Research new approach

data: labelled data pairs (match pairs and distinct pairs, 40 and 460 respectively)
idea:
- the data has 5 terms and 2 of them (name (including first and last) and email) are critical information that can be used by features such as vectorizing it (convert word to vector) to train an ML model.
- date of birth and phone number are numeric values, and can be used as well.
steps:
- clean data
  - replace NaN value in date of birth with “01-01-1800”
  - remove “-” and convert to integer (“01-01-1800” → 01011800)
  - replace NaN value in phone number with “99999999999”
- Vectorize:
  - use TfidfVectorizer library of sklearn
  - the final feature has shape of 40 * 198 for match and 460 * 198 for distinct (quite imbalanced)
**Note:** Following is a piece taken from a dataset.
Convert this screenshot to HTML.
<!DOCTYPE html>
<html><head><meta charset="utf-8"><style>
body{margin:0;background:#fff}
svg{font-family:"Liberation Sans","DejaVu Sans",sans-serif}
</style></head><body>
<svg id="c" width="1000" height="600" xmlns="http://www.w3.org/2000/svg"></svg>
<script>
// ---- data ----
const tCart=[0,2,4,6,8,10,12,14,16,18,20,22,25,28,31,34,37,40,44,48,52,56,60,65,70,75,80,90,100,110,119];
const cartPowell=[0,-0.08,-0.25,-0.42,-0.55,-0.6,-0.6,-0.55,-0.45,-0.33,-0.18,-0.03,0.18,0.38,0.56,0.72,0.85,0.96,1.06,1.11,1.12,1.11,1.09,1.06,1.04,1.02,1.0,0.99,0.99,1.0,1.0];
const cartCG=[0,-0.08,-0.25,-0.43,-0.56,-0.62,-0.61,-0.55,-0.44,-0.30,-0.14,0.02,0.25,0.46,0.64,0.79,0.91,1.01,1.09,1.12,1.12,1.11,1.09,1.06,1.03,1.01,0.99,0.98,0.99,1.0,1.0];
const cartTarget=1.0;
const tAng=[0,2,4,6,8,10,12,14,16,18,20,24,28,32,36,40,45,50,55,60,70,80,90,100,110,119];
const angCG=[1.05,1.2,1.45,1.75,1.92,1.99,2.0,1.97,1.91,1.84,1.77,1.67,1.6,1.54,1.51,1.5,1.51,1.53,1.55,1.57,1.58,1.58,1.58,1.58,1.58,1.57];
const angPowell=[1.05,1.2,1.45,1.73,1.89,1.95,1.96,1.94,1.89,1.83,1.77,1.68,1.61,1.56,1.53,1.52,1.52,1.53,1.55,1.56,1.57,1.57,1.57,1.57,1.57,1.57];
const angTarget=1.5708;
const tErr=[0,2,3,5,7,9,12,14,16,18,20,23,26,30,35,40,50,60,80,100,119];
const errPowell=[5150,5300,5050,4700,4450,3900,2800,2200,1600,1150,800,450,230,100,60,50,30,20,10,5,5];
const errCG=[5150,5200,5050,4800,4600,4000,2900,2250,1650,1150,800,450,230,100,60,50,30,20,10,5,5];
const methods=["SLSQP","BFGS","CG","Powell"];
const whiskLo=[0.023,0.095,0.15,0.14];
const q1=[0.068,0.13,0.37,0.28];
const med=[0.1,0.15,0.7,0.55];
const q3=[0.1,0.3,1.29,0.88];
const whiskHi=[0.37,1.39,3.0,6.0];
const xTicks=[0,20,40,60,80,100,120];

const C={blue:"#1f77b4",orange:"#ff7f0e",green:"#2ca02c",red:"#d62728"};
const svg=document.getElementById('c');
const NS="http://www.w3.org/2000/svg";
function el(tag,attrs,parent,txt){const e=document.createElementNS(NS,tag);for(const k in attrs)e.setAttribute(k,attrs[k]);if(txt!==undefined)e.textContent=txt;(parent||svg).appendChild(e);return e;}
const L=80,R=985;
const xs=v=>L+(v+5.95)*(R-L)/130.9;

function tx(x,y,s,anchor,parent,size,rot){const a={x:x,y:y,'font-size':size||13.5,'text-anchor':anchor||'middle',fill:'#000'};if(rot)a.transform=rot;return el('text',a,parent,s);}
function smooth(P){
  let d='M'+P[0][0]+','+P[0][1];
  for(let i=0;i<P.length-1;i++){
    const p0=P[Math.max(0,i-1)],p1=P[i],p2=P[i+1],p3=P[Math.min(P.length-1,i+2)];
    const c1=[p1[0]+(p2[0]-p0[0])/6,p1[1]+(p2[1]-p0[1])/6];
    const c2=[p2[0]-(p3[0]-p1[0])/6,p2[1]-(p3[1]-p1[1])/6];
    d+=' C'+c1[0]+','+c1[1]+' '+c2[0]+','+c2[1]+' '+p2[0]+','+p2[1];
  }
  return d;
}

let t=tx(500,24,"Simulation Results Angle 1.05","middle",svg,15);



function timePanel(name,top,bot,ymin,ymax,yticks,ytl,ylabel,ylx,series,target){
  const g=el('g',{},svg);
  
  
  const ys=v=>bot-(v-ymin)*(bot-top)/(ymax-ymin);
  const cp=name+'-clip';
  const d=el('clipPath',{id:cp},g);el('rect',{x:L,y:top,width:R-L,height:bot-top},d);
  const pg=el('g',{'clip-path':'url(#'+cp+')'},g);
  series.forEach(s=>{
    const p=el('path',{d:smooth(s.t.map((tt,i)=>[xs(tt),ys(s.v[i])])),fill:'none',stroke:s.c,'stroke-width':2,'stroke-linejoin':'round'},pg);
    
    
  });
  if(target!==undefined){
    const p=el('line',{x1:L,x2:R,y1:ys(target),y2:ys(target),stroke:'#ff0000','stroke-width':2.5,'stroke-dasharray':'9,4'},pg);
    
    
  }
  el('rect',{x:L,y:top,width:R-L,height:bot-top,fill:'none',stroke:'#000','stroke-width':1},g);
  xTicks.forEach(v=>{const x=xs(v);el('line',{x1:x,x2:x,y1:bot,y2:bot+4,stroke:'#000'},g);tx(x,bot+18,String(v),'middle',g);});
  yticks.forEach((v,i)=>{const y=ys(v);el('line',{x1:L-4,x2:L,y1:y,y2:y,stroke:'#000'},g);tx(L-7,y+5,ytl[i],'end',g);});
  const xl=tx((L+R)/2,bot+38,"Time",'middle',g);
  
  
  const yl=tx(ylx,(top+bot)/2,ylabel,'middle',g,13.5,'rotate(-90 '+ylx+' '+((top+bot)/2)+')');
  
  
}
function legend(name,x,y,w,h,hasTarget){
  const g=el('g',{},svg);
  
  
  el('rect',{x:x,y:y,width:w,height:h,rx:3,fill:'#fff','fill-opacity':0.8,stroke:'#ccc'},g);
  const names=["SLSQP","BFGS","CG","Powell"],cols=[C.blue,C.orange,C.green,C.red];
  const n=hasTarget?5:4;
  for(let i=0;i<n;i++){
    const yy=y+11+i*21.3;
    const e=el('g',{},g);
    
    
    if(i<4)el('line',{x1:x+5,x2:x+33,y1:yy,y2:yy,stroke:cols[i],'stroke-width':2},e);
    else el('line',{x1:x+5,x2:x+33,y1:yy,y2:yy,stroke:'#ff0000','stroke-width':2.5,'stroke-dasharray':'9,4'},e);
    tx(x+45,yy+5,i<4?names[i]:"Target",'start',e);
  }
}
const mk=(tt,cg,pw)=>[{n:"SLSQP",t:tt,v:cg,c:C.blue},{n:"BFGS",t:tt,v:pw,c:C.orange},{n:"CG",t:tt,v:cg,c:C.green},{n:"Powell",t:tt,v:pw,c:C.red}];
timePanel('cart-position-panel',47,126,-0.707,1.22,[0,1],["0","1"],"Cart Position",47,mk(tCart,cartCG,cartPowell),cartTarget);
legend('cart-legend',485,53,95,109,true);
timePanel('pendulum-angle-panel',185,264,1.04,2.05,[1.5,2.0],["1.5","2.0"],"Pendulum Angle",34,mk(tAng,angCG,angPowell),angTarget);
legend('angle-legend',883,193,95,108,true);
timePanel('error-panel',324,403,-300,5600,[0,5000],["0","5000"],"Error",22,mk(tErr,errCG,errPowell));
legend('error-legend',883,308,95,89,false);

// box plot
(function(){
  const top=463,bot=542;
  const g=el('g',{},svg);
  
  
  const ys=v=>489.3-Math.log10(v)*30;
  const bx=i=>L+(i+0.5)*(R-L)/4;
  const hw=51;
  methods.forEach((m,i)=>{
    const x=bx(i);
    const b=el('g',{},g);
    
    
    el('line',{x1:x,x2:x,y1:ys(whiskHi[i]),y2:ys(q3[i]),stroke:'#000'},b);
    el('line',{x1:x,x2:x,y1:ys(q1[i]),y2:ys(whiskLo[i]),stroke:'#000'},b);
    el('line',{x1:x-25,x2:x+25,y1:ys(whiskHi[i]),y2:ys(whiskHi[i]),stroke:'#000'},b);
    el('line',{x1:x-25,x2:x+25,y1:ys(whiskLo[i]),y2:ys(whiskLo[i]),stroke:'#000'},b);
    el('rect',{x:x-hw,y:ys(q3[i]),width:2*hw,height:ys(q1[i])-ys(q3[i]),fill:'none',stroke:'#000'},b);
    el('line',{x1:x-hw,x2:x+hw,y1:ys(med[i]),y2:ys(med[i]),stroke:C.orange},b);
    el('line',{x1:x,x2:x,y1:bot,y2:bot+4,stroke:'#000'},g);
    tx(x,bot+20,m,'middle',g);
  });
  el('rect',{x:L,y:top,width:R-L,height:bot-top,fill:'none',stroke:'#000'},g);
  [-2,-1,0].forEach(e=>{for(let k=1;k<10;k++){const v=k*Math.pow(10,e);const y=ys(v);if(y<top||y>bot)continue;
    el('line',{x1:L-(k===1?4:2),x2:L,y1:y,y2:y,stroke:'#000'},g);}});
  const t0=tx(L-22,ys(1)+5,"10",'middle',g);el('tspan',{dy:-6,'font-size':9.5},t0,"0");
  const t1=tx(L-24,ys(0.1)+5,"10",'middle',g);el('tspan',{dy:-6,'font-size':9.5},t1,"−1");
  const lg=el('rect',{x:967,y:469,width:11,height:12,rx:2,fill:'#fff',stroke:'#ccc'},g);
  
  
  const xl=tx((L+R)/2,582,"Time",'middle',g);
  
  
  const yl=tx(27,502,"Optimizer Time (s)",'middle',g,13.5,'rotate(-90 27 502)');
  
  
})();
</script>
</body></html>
- Train model and Test model: as the test data is not available right now, models are trained and tested using the same data.
  - Logistic Regression: Recall: 0.8 Precision: 0.9831932773109244
  - Linear SVM: Recall: 0.8 Precision: 0.9831932773109244
  - XGBoost: Recall: 1.0 Precision: 1.0
- Comments:
  - XGboost seems to be overfitting, which is understandable because the dataset is small and not balanced. We can check and see if it is overfitting or not once we have a test set.
  - Logistic Regression and SVM look promising. We might increase the performance by increasing the data size and feature size.